Employers willing to match pension contributions above statutory amounts
The auto-enrolment contribution rates for both employees and employers are due to rise in the new April tax year.
Currently, the minimum pension contribution rate is 1% from the employee and 1% from the employer, giving a 2% total contribution. But from 6 April, the contributions will rise to 5%, made up of 3% from the employee and 2% from the employer.
However, a survey by Harris Research for Royal London revealed that employers are willing to respond positively if employees take the initiative with their pensions to contribute more.
The survey of more than 300 employers (between 10 and 250 employees) revealed that 77% said they thought a workplace pension was an important benefit.
Nearly two-thirds said they would be prepared to offer a facility for members to increase their pension contribution rates when pay increases (66%) and nearly as many (62%) said they would be likely to match such an increase.
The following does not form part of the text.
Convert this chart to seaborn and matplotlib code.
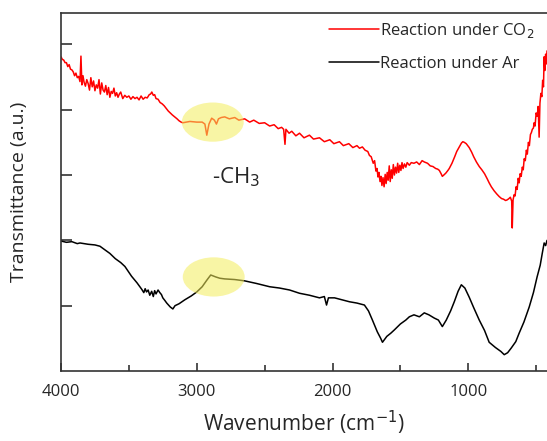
import numpy as np
import pandas as pd
import matplotlib
matplotlib.use("Agg")
import matplotlib.pyplot as plt
from matplotlib.patches import Ellipse
import seaborn as sns

# FTIR spectra (wavenumber in cm-1, transmittance in a.u.)
wn_co2 = [4000, 3990, 3980, 3970, 3960, 3950, 3940, 3930, 3920, 3910, 3900, 3890, 3880, 3870,
          3860, 3853, 3846, 3838, 3830, 3820, 3810, 3800, 3790, 3780, 3770, 3760, 3750, 3740,
          3730, 3720, 3710, 3700, 3690, 3680, 3670, 3660, 3650, 3640, 3630, 3620, 3610, 3600,
          3590, 3580, 3570, 3560, 3545, 3530, 3515, 3500, 3485, 3470, 3455, 3440, 3425, 3410,
          3395, 3380, 3365, 3350, 3340, 3331, 3320, 3310, 3300, 3285, 3270, 3255, 3240, 3225,
          3210, 3195, 3180, 3162, 3145, 3130, 3115, 3103, 3050, 3000, 2960, 2940, 2926, 2910,
          2890, 2870, 2855, 2840, 2820, 2794, 2760, 2720, 2690, 2647, 2610, 2580, 2540, 2500,
          2463, 2430, 2400, 2375, 2360, 2350, 2343, 2320, 2300, 2270, 2243, 2210, 2170, 2140,
          2096, 2060, 2020, 1990, 1949, 1920, 1880, 1850, 1820, 1801, 1780, 1760, 1740, 1728,
          1715, 1700, 1690, 1680, 1672, 1665, 1658, 1650, 1643, 1636, 1628, 1620, 1612, 1605,
          1597, 1590, 1582, 1575, 1567, 1560, 1552, 1544, 1536, 1528, 1520, 1512, 1504, 1496,
          1488, 1480, 1470, 1460, 1450, 1434, 1420, 1400, 1380, 1360, 1340, 1324, 1300, 1280,
          1260, 1240, 1225, 1213, 1200, 1191, 1180, 1165, 1150, 1140, 1120, 1100, 1085, 1066,
          1050, 1040, 1029, 1015, 993, 975, 960, 940, 919, 900, 880, 860, 846, 830, 810, 790,
          772, 755, 740, 725, 713, 700, 690, 680, 676, 670, 662, 655, 648, 640, 632, 625, 618,
          610, 602, 595, 588, 580, 572, 565, 557, 550, 542, 535, 528, 520, 515, 508, 500, 492,
          485, 478, 472, 465, 458, 452, 446, 441, 436, 430, 425, 420]
t_co2 = [4.81, 4.77, 4.76, 4.72, 4.72, 4.66, 4.69, 4.62, 4.61, 4.58, 4.52, 4.56, 4.49, 4.51,
         4.43, 4.82, 4.38, 4.52, 4.42, 4.36, 4.46, 4.40, 4.30, 4.49, 4.35, 4.44, 4.29, 4.38,
         4.33, 4.46, 4.24, 4.41, 4.30, 4.27, 4.37, 4.23, 4.34, 4.19, 4.28, 4.25, 4.33, 4.21,
         4.26, 4.19, 4.24, 4.27, 4.17, 4.22, 4.19, 4.21, 4.16, 4.20, 4.17, 4.19, 4.15, 4.21,
         4.16, 4.19, 4.18, 4.23, 4.24, 4.27, 4.22, 4.23, 4.17, 4.16, 4.11, 4.09, 4.06, 4.02,
         3.98, 3.95, 3.92, 3.89, 3.86, 3.83, 3.81, 3.80, 3.82, 3.81, 3.81, 3.78, 3.61, 3.78,
         3.87, 3.84, 3.78, 3.86, 3.88, 3.89, 3.86, 3.88, 3.84, 3.86, 3.81, 3.84, 3.79, 3.80,
         3.75, 3.77, 3.71, 3.73, 3.70, 3.47, 3.70, 3.64, 3.67, 3.60, 3.64, 3.57, 3.61, 3.55,
         3.57, 3.51, 3.54, 3.48, 3.51, 3.45, 3.48, 3.42, 3.45, 3.41, 3.43, 3.38, 3.36, 3.30,
         3.28, 3.18, 3.22, 3.06, 3.10, 2.97, 3.04, 2.90, 2.98, 2.84, 2.96, 2.82, 3.01, 2.87,
         3.04, 2.92, 3.14, 2.90, 3.08, 2.95, 3.16, 3.00, 3.12, 3.03, 3.18, 3.04, 3.15, 3.07,
         3.19, 3.10, 3.17, 3.12, 3.19, 3.15, 3.19, 3.18, 3.20, 3.16, 3.22, 3.20, 3.18, 3.14,
         3.13, 3.10, 3.09, 3.07, 3.02, 2.98, 3.00, 3.03, 3.07, 3.10, 3.18, 3.28, 3.36, 3.43,
         3.49, 3.51, 3.50, 3.48, 3.42, 3.35, 3.28, 3.20, 3.13, 3.08, 3.02, 2.94, 2.88, 2.82, 2.76, 2.71,
         2.67, 2.64, 2.63, 2.61, 2.62, 2.64, 2.66, 2.60, 2.19, 2.62, 2.70, 2.68, 2.82, 2.78, 2.95, 2.88, 3.02,
         2.98, 3.12, 3.08, 3.25, 3.22, 3.38, 3.32, 3.50, 3.45, 3.62, 3.65, 3.70, 3.72, 3.80, 3.75, 3.95, 3.90,
         4.05, 3.58, 4.10, 4.25, 4.20, 4.45, 4.35, 4.81, 4.60, 4.85, 4.70, 4.90]

wn_ar = [4000, 3960, 3920, 3880, 3860, 3800, 3750, 3713, 3680, 3640, 3600, 3560, 3529, 3480,
         3440, 3419, 3405, 3390, 3380, 3370, 3358, 3346, 3332, 3320, 3310, 3300, 3285, 3272,
         3260, 3250, 3235, 3221, 3195, 3176, 3160, 3130, 3088, 3040, 3000, 2960, 2926, 2897,
         2860, 2830, 2794, 2720, 2647, 2560, 2463, 2390, 2316, 2243, 2170, 2096, 2060, 2044,
         2030, 1985, 1930, 1875, 1820, 1765, 1735, 1706, 1670, 1645, 1632, 1600, 1570, 1544,
         1500, 1460, 1434, 1400, 1360, 1324, 1290, 1250, 1220, 1191, 1162, 1130, 1103, 1075,
         1051, 1025, 993, 960, 919, 880, 846, 800, 760, 735, 710, 684, 650, 625, 590, 551, 520,
         493, 470, 455, 441, 430, 420]
t_ar = [1.99, 1.97, 1.98, 1.95, 1.96, 1.94, 1.93, 1.91, 1.86, 1.80, 1.72, 1.66, 1.60, 1.45,
        1.35, 1.29, 1.25, 1.20, 1.26, 1.21, 1.24, 1.16, 1.22, 1.14, 1.23, 1.18, 1.24, 1.20,
        1.17, 1.12, 1.08, 1.04, 0.98, 0.95, 1.00, 1.03, 1.09, 1.15, 1.21, 1.29, 1.39, 1.47,
        1.44, 1.42, 1.41, 1.40, 1.38, 1.34, 1.29, 1.27, 1.24, 1.19, 1.16, 1.12, 1.14, 1.01,
        1.12, 1.12, 1.09, 1.06, 1.04, 1.01, 0.92, 0.78, 0.60, 0.50, 0.44, 0.53, 0.58, 0.63,
        0.72, 0.78, 0.83, 0.86, 0.83, 0.89, 0.86, 0.81, 0.78, 0.68, 0.78, 0.92, 1.06, 1.22,
        1.32, 1.27, 1.13, 0.97, 0.78, 0.62, 0.44, 0.36, 0.30, 0.25, 0.28, 0.35, 0.45, 0.58,
        0.75, 0.98, 1.20, 1.44, 1.62, 1.80, 1.96, 1.92, 2.00]

labels = ["Reaction under CO$_2$", "Reaction under Ar"]
colors = ["#ff0000", "#000000"]

# highlighted -CH3 regions (centre wavenumber, centre transmittance)
highlight_x = [2882, 2875]
highlight_y = [3.81, 1.44]

df = pd.concat([
    pd.DataFrame({"wn": wn_co2, "t": t_co2, "series": labels[0]}),
    pd.DataFrame({"wn": wn_ar, "t": t_ar, "series": labels[1]}),
])

sns.set_style("ticks")
plt.rcParams['font.family'] = ['Open Sans', 'DejaVu Sans']

fig = plt.figure(figsize=(5.47, 4.41), dpi=100)
ax = fig.add_axes([0.1115, 0.1587, 0.8885, 0.8118])

sns.lineplot(data=df, x="wn", y="t", hue="series", palette=colors, sort=False,
             estimator=None, linewidth=1.1, ax=ax)

for cx, cy in zip(highlight_x, highlight_y):
    ax.add_patch(Ellipse((cx, cy), width=456, height=0.6, facecolor="#f4ed5b",
                         alpha=0.55, edgecolor="none", zorder=5))

ax.text(2890, 2.97, "-CH$_3$", fontsize=16, ha="left", va="center")

ax.set_xlim(4000, 420)
ax.set_ylim(0, 5.48)
ax.set_xticks([4000, 3000, 2000, 1000])
ax.set_xticks([3500, 2500, 1500, 500], minor=True)
ax.set_yticks([1, 2, 3, 4, 5])
ax.set_yticklabels([])
ax.tick_params(axis="both", which="both", direction="in", width=1.2, color="#333333")
ax.tick_params(axis="x", which="major", length=6, labelsize=12, pad=9)
ax.tick_params(axis="x", which="minor", length=4)
ax.tick_params(axis="y", length=8)
for s in ["left", "bottom", "top"]:
    ax.spines[s].set_linewidth(1.2)
    ax.spines[s].set_color("#333333")
ax.spines["right"].set_visible(False)

ax.set_xlabel("Wavenumber (cm$^{-1}$)", fontsize=15, labelpad=7)
ax.set_ylabel("Transmittance (a.u.)", fontsize=14, labelpad=20)

ax.legend(loc="upper left", bbox_to_anchor=(0.52, 1.02), frameon=False, fontsize=12,
          handlelength=3.0, handletextpad=0.1, labelspacing=0.95)

fig.savefig("out.png", dpi=100)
However, employers thought the main responsibility for boosting workplace saving lay either with the member (35%), the pension provider (30%) or the government (18%). Just a small amount (6%), said the responsibility should like with employers, while 5% said it should fall to advisers.
Steve Webb, director of policy, Royal London, said employers have a crucial part to play in nudging their workforce to save more.
“Most experts agree that the 8% total contribution rate which will be reached in 2019 will not be enough to provide a comfortable retirement for most workers on middle and higher incomes. The willingness of employers to consider ‘automatic escalation’ of contributions to coincide with pay increases is very encouraging.
“This approach has worked well in the US and in some leading UK companies and offers the best prospect of getting contribution rates up to realistic levels.”
Webb said that to continue the success of automatic enrolment, schemes must be reviewed so that employer’s needs and long-term goals are met.
“But it’s not just about the scheme that’s in place; it’s about how its benefits are communicated to employees. Employers, under the guidance of financial advice, must look to send out regular and engaging communications to their staff to actively encourage them to save more,” he added.